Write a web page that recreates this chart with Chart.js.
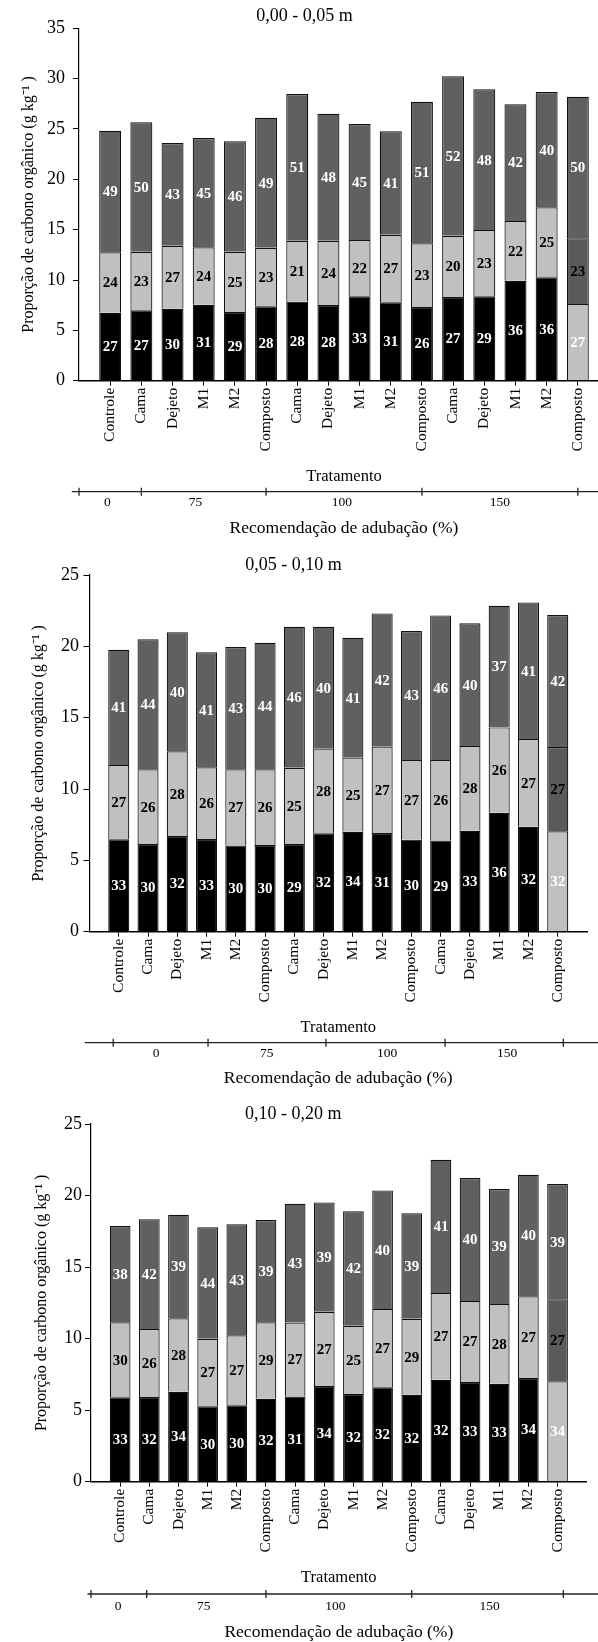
<!DOCTYPE html>
<html>
<head>
<meta charset="utf-8">
<script src="https://cdn.jsdelivr.net/npm/chart.js@4/dist/chart.umd.min.js"></script>
<style>
  body { margin: 0; background: #fff; }
  #wrap { position: relative; width: 598px; height: 1642px; overflow: hidden; background: #fff; }
  canvas { position: absolute; left: 0; }
</style>
</head>
<body>
<div id="wrap">
  <canvas id="c1" width="688" height="545" style="top:0px"></canvas>
  <canvas id="c2" width="676" height="545" style="top:545px"></canvas>
  <canvas id="c3" width="678" height="552" style="top:1090px"></canvas>
</div>
<script>
// Tratamentos (eixo x)
const tratamentos = ["Controle", "Cama", "Dejeto", "M1", "M2", "Composto", "Cama", "Dejeto", "M1", "M2", "Composto", "Cama", "Dejeto", "M1", "M2", "Composto"];
const doses = ["0", "75", "100", "150"];

// 0,00 - 0,05 m  (g kg-1 of each fraction)
const inf1 = [6.75, 6.99, 7.15, 7.55, 6.82, 7.39, 7.85, 7.52, 8.38, 7.78, 7.32, 8.31, 8.38, 9.93, 10.27, 7.62];
const med1 = [6.0, 5.82, 6.26, 5.7, 5.99, 5.82, 6.05, 6.38, 5.59, 6.72, 6.32, 6.09, 6.59, 5.93, 6.95, 6.52];
const sup1 = [12.08, 12.85, 10.19, 10.85, 10.96, 12.91, 14.57, 12.61, 11.52, 10.27, 14.07, 15.83, 13.97, 11.6, 11.45, 14.06];
const pInf1 = [27, 27, 30, 31, 29, 28, 28, 28, 33, 31, 26, 27, 29, 36, 36, 27];
const pMed1 = [24, 23, 27, 24, 25, 23, 21, 24, 22, 27, 23, 20, 23, 22, 25, 23];
const pSup1 = [49, 50, 43, 45, 46, 49, 51, 48, 45, 41, 51, 52, 48, 42, 40, 50];

// 0,05 - 0,10 m
const inf2 = [6.48, 6.15, 6.71, 6.5, 6.05, 6.08, 6.15, 6.9, 7.01, 6.92, 6.45, 6.4, 7.08, 8.34, 7.36, 7.04];
const med2 = [5.2, 5.23, 5.93, 5.02, 5.33, 5.3, 5.34, 5.93, 5.19, 6.05, 5.58, 5.63, 5.93, 5.98, 6.14, 5.9];
const sup2 = [8.08, 9.11, 8.34, 8.06, 8.57, 8.87, 9.88, 8.54, 8.4, 9.34, 9.04, 10.14, 8.6, 8.53, 9.58, 9.25];
const pInf2 = [33, 30, 32, 33, 30, 30, 29, 32, 34, 31, 30, 29, 33, 36, 32, 32];
const pMed2 = [27, 26, 28, 26, 27, 26, 25, 28, 25, 27, 27, 26, 28, 26, 27, 27];
const pSup2 = [41, 44, 40, 41, 43, 44, 46, 40, 41, 42, 43, 46, 40, 37, 41, 42];

// 0,10 - 0,20 m
const inf3 = [5.9, 5.92, 6.29, 5.27, 5.34, 5.8, 5.95, 6.69, 6.13, 6.6, 6.08, 7.13, 6.97, 6.85, 7.25, 7.02];
const med3 = [5.24, 4.75, 5.13, 4.72, 4.89, 5.34, 5.18, 5.19, 4.77, 5.47, 5.31, 6.06, 5.66, 5.57, 5.71, 5.73];
const sup3 = [6.73, 7.67, 7.24, 7.79, 7.76, 7.15, 8.29, 7.64, 8.0, 8.29, 7.37, 9.31, 8.59, 8.03, 8.49, 8.05];
const pInf3 = [33, 32, 34, 30, 30, 32, 31, 34, 32, 32, 32, 32, 33, 33, 34, 34];
const pMed3 = [30, 26, 28, 27, 27, 29, 27, 27, 25, 27, 29, 27, 27, 28, 27, 27];
const pSup3 = [38, 42, 39, 44, 43, 39, 43, 39, 42, 40, 39, 41, 40, 39, 40, 39];

const FONT = "'Liberation Serif', 'Times New Roman', serif";

// percent labels inside each segment
const segLabels = {
  id: "segLabels",
  afterDatasetsDraw(chart, args, opts) {
    const ctx = chart.ctx;
    ctx.save();
    ctx.font = "bold 15px " + FONT;
    ctx.textAlign = "center";
    ctx.textBaseline = "middle";
    chart.data.datasets.forEach((ds, d) => {
      chart.getDatasetMeta(d).data.forEach((bar, i) => {
        ctx.fillStyle = opts.colors[d];
        ctx.fillText(opts.values[d][i], bar.x, (bar.y + bar.base) / 2 + 1);
      });
    });
    ctx.restore();
  }
};

// second axis with the fertilization groups
const recAxis = {
  id: "recAxis",
  afterDraw(chart, args, o) {
    const x = chart.scales.x, ctx = chart.ctx;
    const yl = x.bottom + o.lineOff;
    ctx.save();
    ctx.strokeStyle = "#222";
    ctx.lineWidth = 1.3;
    ctx.beginPath();
    ctx.moveTo(x.getPixelForValue(o.start), yl);
    ctx.lineTo(chart.width, yl);
    o.ticks.forEach(v => {
      const px = x.getPixelForValue(v);
      ctx.moveTo(px, yl - 4);
      ctx.lineTo(px, yl + 4);
    });
    ctx.stroke();
    ctx.fillStyle = "#000";
    ctx.textAlign = "center";
    ctx.textBaseline = "middle";
    ctx.font = "13.5px " + FONT;
    doses.forEach((t, k) => ctx.fillText(t, x.getPixelForValue(o.labelAt[k]), x.bottom + o.labelOff));
    ctx.font = "17.5px " + FONT;
    ctx.fillText("Recomendação de adubação (%)", (chart.chartArea.left + chart.chartArea.right) / 2, x.bottom + o.titleOff);
    ctx.restore();
  }
};

function pts(arr) {
  return arr.map((v, i) => ({ x: i + 1, y: v }));
}

function makeChart(id, s) {
  const last = tratamentos.length - 1;
  const c = (base, alt) => tratamentos.map((t, i) => (i === last ? alt : base));
  return new Chart(document.getElementById(id).getContext("2d"), {
    type: "bar",
    data: {
      datasets: [
        { data: pts(s.inf), backgroundColor: c("#000000", "#c0c0c0") },
        { data: pts(s.med), backgroundColor: c("#c0c0c0", "#5a5a5a") },
        { data: pts(s.sup), backgroundColor: "#606060" }
      ]
    },
    options: {
      responsive: false,
      animation: false,
      layout: { padding: { left: 0, right: s.padRight, top: 0, bottom: s.padBottom } },
      datasets: {
        bar: { borderColor: "#111", borderWidth: 1.2, barPercentage: s.barPct, categoryPercentage: 1 }
      },
      scales: {
        x: {
          type: "linear",
          stacked: true,
          min: 0,
          max: 17,
          offset: false,
          afterFit: sc => { sc.height = 106; },
          afterBuildTicks: sc => { sc.ticks = tratamentos.map((t, i) => ({ value: i + 1 })); },
          border: { color: "#000", width: 1.5 },
          grid: { display: true, drawOnChartArea: false, tickLength: 5, color: "#000", offset: false },
          ticks: {
            autoSkip: false,
            minRotation: 90,
            maxRotation: 90,
            padding: 2,
            color: "#000",
            font: { family: FONT, size: 15.5 },
            callback: v => tratamentos[v - 1]
          },
          title: { display: true, text: "Tratamento", color: "#000", padding: 0, font: { family: FONT, size: 16.5 } }
        },
        y: {
          stacked: true,
          min: 0,
          max: s.yMax,
          afterFit: sc => { sc.width = s.yWidth; },
          border: { color: "#000", width: 1.2 },
          grid: { display: true, drawOnChartArea: false, tickLength: 6, color: "#000" },
          ticks: { stepSize: 5, padding: s.yPad, color: "#000", font: { family: FONT, size: 18 } },
          title: {
            display: true,
            text: "Proporção de carbono orgânico (g kg⁻¹ )",
            color: "#000",
            padding: { top: s.yTitlePad, bottom: 0 },
            font: { family: FONT, size: 16 }
          }
        }
      },
      plugins: {
        legend: { display: false },
        tooltip: { enabled: false },
        title: {
          display: true,
          text: s.title,
          color: "#000",
          font: { family: FONT, size: 18, weight: "normal", lineHeight: 1 },
          padding: { top: s.titleTop, bottom: s.titleBottom }
        },
        segLabels: { values: [s.pInf, s.pMed, s.pSup], colors: ["#ffffff", "#000000", "#ffffff"] },
        recAxis: s.rec
      }
    },
    plugins: [segLabels, recAxis]
  });
}

makeChart("c1", {
  title: "0,00 - 0,05 m", inf: inf1, med: med1, sup: sup1, pInf: pInf1, pMed: pMed1, pSup: pSup1,
  yMax: 35, yWidth: 79, yPad: 8, yTitlePad: 18.8, padRight: 79, padBottom: 58.3, barPct: 0.705,
  titleTop: 7.5, titleBottom: 2.8,
  rec: { start: -0.23, ticks: [0, 2, 6, 11, 16], labelAt: [0.91, 3.74, 8.43, 13.5], lineOff: 5, labelOff: 15.3, titleOff: 41.3 }
});

makeChart("c2", {
  title: "0,05 - 0,10 m", inf: inf2, med: med2, sup: sup2, pInf: pInf2, pMed: pMed2, pSup: pSup2,
  yMax: 25, yWidth: 89.5, yPad: 4.5, yTitlePad: 28.8, padRight: 89, padBottom: 52.3, barPct: 0.72,
  titleTop: 11.5, titleBottom: 0.5,
  rec: { start: -0.16, ticks: [0.81, 4.05, 8.08, 12.15, 16.19], labelAt: [2.28, 6.06, 10.17, 14.27], lineOff: 5, labelOff: 15.8, titleOff: 41 }
});

makeChart("c3", {
  title: "0,10 - 0,20 m", inf: inf3, med: med3, sup: sup3, pInf: pInf3, pMed: pMed3, pSup: pSup3,
  yMax: 25, yWidth: 91, yPad: 3, yTitlePad: 32.3, padRight: 91.3, padBottom: 54.3, barPct: 0.71,
  titleTop: 15.5, titleBottom: 0.5,
  rec: { start: -0.12, ticks: [0, 1.91, 6, 11, 16.2], labelAt: [0.93, 3.87, 8.38, 13.67], lineOff: 6.3, labelOff: 18.8, titleOff: 45 }
});
</script>
</body>
</html>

┄┄┄┄┄┄

Pictures are excluded; extract exactly the lines from the start of the data through the line that holds "42, 40, 50];", both ends included.

Write a web page that recreates this chart with Chart.js.
<!DOCTYPE html>
<html>
<head>
<meta charset="utf-8">
<script src="https://cdn.jsdelivr.net/npm/chart.js@4/dist/chart.umd.min.js"></script>
<style>
  body { margin: 0; background: #fff; }
  #wrap { position: relative; width: 598px; height: 1642px; overflow: hidden; background: #fff; }
  canvas { position: absolute; left: 0; }
</style>
</head>
<body>
<div id="wrap">
  <canvas id="c1" width="688" height="545" style="top:0px"></canvas>
  <canvas id="c2" width="676" height="545" style="top:545px"></canvas>
  <canvas id="c3" width="678" height="552" style="top:1090px"></canvas>
</div>
<script>
// Tratamentos (eixo x)
const tratamentos = ["Controle", "Cama", "Dejeto", "M1", "M2", "Composto", "Cama", "Dejeto", "M1", "M2", "Composto", "Cama", "Dejeto", "M1", "M2", "Composto"];
const doses = ["0", "75", "100", "150"];

// 0,00 - 0,05 m  (g kg-1 of each fraction)
const inf1 = [6.75, 6.99, 7.15, 7.55, 6.82, 7.39, 7.85, 7.52, 8.38, 7.78, 7.32, 8.31, 8.38, 9.93, 10.27, 7.62];
const med1 = [6.0, 5.82, 6.26, 5.7, 5.99, 5.82, 6.05, 6.38, 5.59, 6.72, 6.32, 6.09, 6.59, 5.93, 6.95, 6.52];
const sup1 = [12.08, 12.85, 10.19, 10.85, 10.96, 12.91, 14.57, 12.61, 11.52, 10.27, 14.07, 15.83, 13.97, 11.6, 11.45, 14.06];
const pInf1 = [27, 27, 30, 31, 29, 28, 28, 28, 33, 31, 26, 27, 29, 36, 36, 27];
const pMed1 = [24, 23, 27, 24, 25, 23, 21, 24, 22, 27, 23, 20, 23, 22, 25, 23];
const pSup1 = [49, 50, 43, 45, 46, 49, 51, 48, 45, 41, 51, 52, 48, 42, 40, 50];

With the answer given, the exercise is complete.